Quote from the first line below through the line that contains "import numpy as np", both included, and leave the pictures out.

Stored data
┏━━

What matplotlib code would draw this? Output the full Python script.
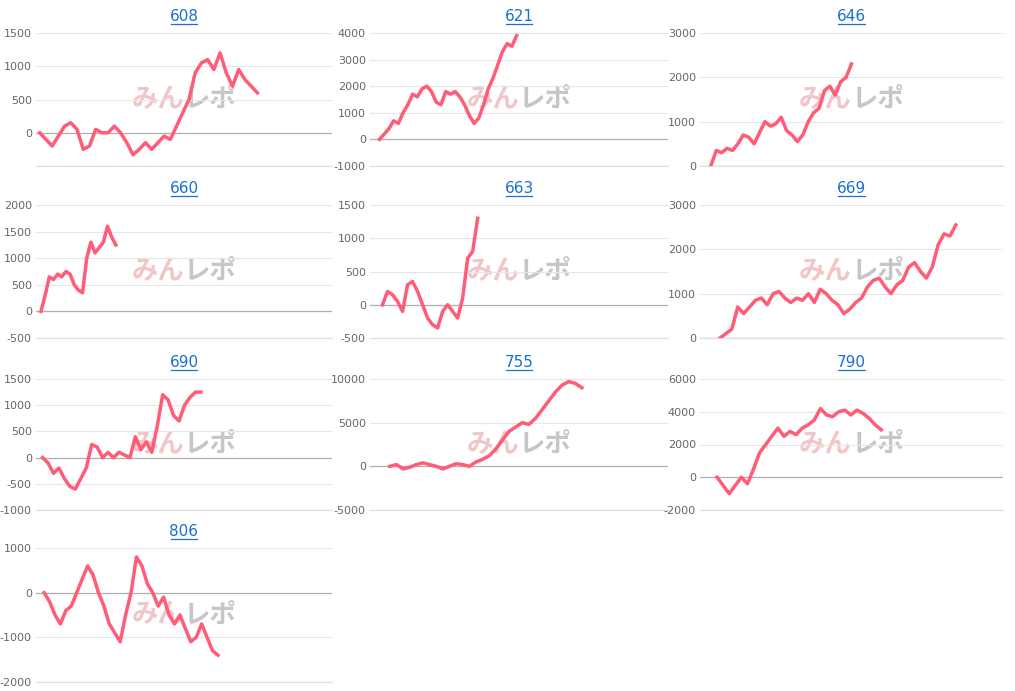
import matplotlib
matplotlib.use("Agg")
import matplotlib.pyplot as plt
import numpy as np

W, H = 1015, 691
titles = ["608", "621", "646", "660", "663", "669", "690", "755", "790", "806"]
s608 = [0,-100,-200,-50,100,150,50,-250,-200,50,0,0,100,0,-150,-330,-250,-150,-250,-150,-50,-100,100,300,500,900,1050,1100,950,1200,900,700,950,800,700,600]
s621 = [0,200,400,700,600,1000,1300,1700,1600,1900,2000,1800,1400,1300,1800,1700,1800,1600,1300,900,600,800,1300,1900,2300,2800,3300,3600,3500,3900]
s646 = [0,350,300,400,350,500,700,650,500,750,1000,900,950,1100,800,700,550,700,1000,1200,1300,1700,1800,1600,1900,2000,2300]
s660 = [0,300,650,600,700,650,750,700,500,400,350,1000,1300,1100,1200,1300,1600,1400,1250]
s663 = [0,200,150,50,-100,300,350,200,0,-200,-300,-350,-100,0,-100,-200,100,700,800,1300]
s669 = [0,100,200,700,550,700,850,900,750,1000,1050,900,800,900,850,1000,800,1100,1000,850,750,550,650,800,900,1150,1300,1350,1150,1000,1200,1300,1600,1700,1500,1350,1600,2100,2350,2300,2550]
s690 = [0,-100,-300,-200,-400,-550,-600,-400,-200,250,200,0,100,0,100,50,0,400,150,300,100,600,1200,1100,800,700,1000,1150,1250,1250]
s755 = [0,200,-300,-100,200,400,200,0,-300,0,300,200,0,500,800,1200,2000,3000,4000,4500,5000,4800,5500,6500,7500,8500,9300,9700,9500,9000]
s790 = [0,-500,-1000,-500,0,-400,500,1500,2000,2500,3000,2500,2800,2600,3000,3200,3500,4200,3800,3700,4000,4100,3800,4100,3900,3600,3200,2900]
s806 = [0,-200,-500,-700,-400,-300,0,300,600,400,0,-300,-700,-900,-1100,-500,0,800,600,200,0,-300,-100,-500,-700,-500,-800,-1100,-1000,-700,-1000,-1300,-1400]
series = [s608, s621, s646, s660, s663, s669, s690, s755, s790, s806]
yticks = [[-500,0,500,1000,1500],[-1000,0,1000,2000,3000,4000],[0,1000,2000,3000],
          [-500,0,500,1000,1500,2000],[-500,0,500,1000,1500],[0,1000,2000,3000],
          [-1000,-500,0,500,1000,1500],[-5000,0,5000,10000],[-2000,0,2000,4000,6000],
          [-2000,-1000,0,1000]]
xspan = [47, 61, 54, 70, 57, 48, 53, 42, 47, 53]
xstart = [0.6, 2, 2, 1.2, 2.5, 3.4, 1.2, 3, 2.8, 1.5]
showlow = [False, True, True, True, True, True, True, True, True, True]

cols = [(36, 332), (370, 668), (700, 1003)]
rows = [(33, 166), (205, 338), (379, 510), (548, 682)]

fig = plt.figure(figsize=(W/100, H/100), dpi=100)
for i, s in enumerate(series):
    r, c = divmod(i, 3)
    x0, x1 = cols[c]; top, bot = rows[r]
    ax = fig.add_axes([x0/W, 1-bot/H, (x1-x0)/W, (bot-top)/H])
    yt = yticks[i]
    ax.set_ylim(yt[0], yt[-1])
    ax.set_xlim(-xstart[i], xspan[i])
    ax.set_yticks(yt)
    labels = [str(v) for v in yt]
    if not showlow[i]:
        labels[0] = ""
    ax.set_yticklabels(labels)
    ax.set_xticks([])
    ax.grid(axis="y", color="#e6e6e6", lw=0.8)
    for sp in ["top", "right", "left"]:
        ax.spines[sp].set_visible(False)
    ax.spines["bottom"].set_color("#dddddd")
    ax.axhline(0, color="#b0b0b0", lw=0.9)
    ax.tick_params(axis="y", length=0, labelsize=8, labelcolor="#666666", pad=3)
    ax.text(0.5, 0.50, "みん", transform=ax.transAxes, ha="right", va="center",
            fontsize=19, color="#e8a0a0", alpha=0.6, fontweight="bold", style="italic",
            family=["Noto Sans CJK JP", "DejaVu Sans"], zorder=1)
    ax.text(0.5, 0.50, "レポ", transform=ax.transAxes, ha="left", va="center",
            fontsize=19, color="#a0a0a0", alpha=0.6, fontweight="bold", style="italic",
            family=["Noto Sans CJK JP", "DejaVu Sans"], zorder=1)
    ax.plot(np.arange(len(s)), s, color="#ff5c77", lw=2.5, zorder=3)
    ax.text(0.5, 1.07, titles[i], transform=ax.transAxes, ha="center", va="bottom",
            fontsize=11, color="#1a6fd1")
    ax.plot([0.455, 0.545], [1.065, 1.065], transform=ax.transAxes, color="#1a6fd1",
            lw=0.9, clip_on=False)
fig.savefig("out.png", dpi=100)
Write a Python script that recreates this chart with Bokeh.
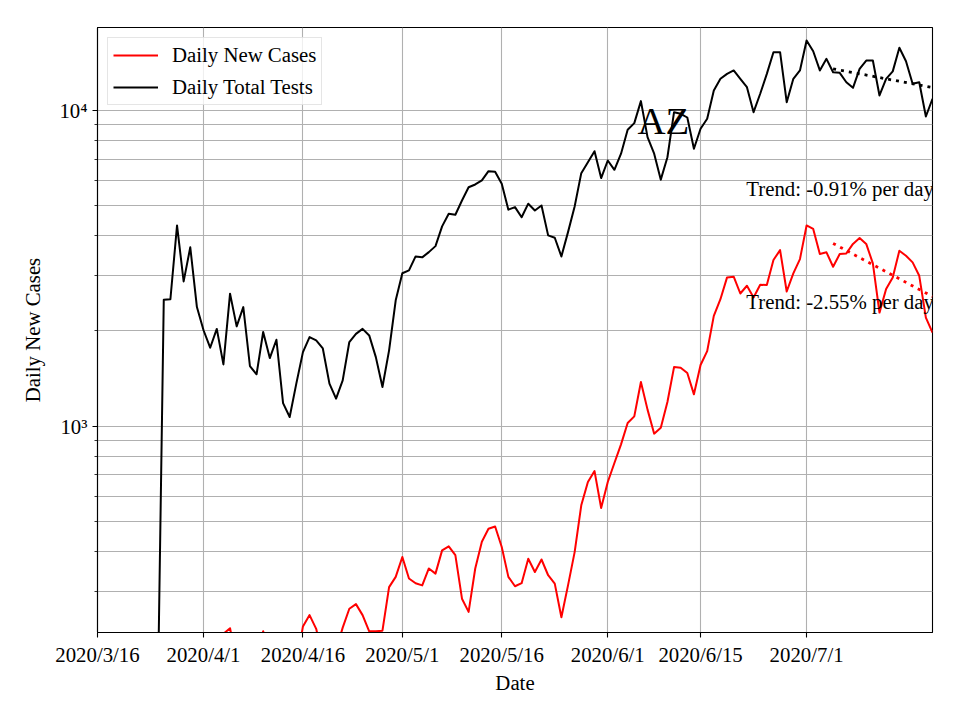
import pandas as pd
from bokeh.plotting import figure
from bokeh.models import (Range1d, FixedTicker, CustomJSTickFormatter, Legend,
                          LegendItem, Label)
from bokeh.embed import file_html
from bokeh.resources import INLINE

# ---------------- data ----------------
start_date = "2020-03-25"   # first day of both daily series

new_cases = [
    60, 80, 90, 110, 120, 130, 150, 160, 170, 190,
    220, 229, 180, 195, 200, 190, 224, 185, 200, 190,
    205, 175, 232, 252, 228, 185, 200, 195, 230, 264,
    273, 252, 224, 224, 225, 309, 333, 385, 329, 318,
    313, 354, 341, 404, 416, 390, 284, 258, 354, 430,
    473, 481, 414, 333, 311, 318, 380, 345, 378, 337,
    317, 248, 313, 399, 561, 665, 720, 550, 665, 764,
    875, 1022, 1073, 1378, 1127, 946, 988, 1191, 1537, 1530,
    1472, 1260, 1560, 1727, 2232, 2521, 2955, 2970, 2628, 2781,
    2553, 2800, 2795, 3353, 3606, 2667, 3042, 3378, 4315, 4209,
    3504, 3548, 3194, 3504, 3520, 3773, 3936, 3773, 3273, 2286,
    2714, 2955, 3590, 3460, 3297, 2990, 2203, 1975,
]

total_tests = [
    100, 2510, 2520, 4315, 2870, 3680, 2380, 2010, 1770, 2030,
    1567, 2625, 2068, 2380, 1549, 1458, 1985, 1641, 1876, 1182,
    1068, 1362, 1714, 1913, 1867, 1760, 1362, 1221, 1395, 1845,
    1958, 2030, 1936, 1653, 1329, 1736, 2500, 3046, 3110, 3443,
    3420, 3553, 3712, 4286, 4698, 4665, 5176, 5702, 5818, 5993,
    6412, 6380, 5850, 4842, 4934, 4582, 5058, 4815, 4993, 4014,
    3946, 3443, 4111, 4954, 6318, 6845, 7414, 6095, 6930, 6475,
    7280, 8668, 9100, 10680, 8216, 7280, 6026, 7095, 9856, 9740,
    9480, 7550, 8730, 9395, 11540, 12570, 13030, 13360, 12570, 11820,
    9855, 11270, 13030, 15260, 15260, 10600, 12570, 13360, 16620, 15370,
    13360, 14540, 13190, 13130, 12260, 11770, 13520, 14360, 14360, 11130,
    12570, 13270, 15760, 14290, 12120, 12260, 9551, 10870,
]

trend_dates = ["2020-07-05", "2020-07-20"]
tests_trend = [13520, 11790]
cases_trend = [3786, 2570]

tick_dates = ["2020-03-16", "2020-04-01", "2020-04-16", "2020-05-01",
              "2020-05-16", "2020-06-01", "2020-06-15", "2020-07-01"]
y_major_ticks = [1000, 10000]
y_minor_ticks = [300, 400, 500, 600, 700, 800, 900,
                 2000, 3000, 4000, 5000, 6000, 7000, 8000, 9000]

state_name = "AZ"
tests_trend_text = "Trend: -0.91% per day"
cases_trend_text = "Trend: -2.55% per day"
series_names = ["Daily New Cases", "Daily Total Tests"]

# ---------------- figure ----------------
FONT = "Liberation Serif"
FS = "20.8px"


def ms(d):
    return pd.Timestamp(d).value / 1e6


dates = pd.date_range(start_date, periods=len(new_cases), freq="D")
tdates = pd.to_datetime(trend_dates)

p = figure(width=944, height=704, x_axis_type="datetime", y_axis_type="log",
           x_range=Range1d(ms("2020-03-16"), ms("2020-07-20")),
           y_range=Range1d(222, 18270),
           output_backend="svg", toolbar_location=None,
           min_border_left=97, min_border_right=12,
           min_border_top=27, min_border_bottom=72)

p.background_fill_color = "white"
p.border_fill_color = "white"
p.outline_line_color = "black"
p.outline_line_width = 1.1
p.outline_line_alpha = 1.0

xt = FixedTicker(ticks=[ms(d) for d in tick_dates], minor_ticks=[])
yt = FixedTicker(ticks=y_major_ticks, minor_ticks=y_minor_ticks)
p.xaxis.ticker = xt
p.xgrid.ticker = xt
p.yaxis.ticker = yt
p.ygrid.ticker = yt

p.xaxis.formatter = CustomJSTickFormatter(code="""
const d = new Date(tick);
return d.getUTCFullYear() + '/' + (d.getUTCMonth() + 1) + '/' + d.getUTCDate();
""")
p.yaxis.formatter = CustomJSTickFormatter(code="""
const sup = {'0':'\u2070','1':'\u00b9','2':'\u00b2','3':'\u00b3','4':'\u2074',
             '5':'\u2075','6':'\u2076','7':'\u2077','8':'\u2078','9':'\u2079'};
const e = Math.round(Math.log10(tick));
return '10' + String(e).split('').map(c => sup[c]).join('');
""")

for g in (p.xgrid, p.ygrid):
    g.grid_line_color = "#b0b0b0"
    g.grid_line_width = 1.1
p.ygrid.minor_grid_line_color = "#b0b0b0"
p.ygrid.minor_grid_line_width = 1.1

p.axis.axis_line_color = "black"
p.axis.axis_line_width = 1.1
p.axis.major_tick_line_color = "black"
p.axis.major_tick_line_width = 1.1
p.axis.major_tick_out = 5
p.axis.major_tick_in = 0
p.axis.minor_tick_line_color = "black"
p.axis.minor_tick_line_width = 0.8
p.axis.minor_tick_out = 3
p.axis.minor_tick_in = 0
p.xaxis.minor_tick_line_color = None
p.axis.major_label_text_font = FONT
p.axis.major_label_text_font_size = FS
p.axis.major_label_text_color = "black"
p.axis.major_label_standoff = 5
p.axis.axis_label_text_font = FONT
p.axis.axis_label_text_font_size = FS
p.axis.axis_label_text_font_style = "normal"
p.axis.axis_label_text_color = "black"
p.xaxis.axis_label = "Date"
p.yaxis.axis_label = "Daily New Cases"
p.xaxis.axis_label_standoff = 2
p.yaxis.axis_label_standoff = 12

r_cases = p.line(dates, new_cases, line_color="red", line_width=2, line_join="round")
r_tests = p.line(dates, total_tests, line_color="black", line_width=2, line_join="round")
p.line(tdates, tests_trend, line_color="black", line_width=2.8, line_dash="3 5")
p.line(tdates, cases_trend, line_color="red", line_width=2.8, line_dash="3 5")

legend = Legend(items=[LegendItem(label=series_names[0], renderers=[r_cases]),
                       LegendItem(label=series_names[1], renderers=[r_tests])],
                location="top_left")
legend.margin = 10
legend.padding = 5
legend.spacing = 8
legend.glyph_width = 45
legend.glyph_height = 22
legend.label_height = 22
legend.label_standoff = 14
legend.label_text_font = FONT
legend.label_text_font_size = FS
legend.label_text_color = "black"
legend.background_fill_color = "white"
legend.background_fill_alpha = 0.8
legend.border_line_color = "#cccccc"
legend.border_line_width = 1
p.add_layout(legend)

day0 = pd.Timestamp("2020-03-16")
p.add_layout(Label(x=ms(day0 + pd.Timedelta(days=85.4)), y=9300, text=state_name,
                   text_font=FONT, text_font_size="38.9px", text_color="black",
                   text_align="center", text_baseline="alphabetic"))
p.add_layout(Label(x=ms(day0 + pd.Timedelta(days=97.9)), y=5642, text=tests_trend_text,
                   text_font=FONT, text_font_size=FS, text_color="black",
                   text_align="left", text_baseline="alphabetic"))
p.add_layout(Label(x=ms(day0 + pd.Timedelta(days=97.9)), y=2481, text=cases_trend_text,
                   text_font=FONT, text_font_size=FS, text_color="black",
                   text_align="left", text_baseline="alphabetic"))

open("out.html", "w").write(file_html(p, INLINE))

┗━━

Problem solution
What matplotlib code would draw this? Output the full Python script.
import matplotlib
matplotlib.use("Agg")
import matplotlib.pyplot as plt
import numpy as np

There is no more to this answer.